Figure scripts
- - -
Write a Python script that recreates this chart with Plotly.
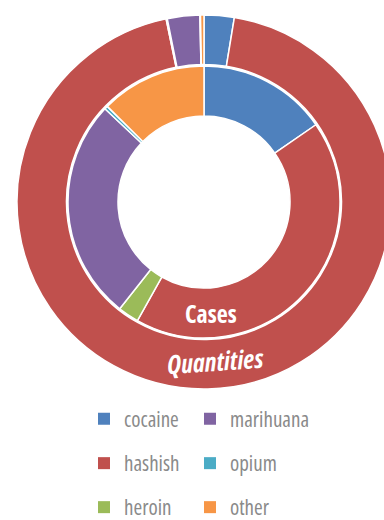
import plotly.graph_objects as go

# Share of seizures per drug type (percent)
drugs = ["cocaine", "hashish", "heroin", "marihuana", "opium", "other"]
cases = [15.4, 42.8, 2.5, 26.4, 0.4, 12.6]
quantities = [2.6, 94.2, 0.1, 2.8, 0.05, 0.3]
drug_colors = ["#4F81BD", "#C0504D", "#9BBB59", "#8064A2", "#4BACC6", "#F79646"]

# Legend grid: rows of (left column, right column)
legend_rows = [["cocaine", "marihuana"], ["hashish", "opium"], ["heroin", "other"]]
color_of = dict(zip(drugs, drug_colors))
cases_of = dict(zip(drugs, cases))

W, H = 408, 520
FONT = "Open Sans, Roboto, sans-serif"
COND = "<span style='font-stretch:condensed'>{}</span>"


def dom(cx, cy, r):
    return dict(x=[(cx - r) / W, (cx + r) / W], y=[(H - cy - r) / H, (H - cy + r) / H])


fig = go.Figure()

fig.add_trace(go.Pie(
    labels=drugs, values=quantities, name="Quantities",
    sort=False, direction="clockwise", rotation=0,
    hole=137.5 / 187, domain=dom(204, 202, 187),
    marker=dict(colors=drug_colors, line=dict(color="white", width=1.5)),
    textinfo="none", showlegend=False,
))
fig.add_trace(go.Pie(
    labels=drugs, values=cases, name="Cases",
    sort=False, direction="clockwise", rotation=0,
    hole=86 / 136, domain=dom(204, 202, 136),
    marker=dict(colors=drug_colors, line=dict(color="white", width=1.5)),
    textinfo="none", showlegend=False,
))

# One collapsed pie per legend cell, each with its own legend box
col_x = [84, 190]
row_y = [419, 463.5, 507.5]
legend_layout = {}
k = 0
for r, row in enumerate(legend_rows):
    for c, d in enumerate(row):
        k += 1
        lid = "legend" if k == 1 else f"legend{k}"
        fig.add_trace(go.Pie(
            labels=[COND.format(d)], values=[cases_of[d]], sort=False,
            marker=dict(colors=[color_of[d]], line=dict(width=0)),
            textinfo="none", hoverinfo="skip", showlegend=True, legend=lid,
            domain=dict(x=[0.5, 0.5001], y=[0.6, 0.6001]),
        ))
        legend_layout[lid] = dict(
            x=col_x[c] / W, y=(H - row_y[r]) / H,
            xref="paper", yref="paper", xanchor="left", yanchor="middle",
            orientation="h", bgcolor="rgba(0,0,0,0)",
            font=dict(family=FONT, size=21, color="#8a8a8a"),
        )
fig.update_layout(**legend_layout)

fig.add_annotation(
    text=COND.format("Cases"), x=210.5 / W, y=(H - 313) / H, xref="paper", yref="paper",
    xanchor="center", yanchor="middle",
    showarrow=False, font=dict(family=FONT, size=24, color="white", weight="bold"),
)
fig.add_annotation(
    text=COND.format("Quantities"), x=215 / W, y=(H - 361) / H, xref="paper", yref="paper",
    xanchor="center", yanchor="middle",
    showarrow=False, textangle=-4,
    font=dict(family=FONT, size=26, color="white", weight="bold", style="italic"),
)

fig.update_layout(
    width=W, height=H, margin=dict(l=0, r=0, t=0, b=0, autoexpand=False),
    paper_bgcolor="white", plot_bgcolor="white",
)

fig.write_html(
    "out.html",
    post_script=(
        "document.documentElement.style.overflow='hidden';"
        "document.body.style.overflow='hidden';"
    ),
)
- - -
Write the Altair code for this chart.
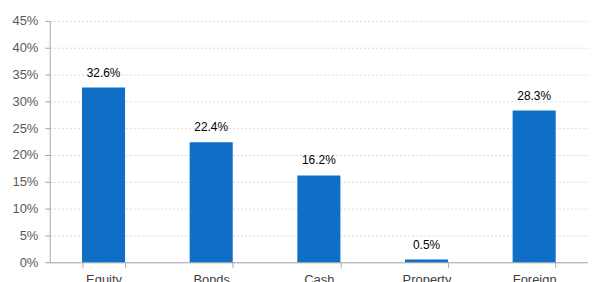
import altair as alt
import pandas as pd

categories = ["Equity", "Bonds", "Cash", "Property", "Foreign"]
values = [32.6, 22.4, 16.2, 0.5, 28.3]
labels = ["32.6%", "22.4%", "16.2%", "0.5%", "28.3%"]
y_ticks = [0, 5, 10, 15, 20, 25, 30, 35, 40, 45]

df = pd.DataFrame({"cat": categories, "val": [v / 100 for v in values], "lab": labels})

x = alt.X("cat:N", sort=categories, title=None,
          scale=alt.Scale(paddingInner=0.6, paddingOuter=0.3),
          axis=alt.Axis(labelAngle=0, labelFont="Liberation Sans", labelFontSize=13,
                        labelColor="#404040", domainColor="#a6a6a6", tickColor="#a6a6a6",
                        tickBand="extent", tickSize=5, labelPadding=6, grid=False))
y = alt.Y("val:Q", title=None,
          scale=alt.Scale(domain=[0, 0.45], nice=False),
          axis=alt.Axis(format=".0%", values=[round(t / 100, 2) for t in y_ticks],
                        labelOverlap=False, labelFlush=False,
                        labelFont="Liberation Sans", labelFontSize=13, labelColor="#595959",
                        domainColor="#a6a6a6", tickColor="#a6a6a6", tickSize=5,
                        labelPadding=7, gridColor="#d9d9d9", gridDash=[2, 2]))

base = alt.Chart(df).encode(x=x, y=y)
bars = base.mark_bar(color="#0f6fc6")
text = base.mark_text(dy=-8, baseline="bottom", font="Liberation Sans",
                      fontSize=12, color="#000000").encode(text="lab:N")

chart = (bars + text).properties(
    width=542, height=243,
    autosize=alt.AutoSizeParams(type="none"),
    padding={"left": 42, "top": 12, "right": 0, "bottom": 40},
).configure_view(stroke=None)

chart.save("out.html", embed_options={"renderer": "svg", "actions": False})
- - -
**Exercise aim**
Show every line of the records above that contains the word "with".

**Finished task**
Write a Python script that recreates this chart with Plotly.
# One collapsed pie per legend cell, each with its own legend box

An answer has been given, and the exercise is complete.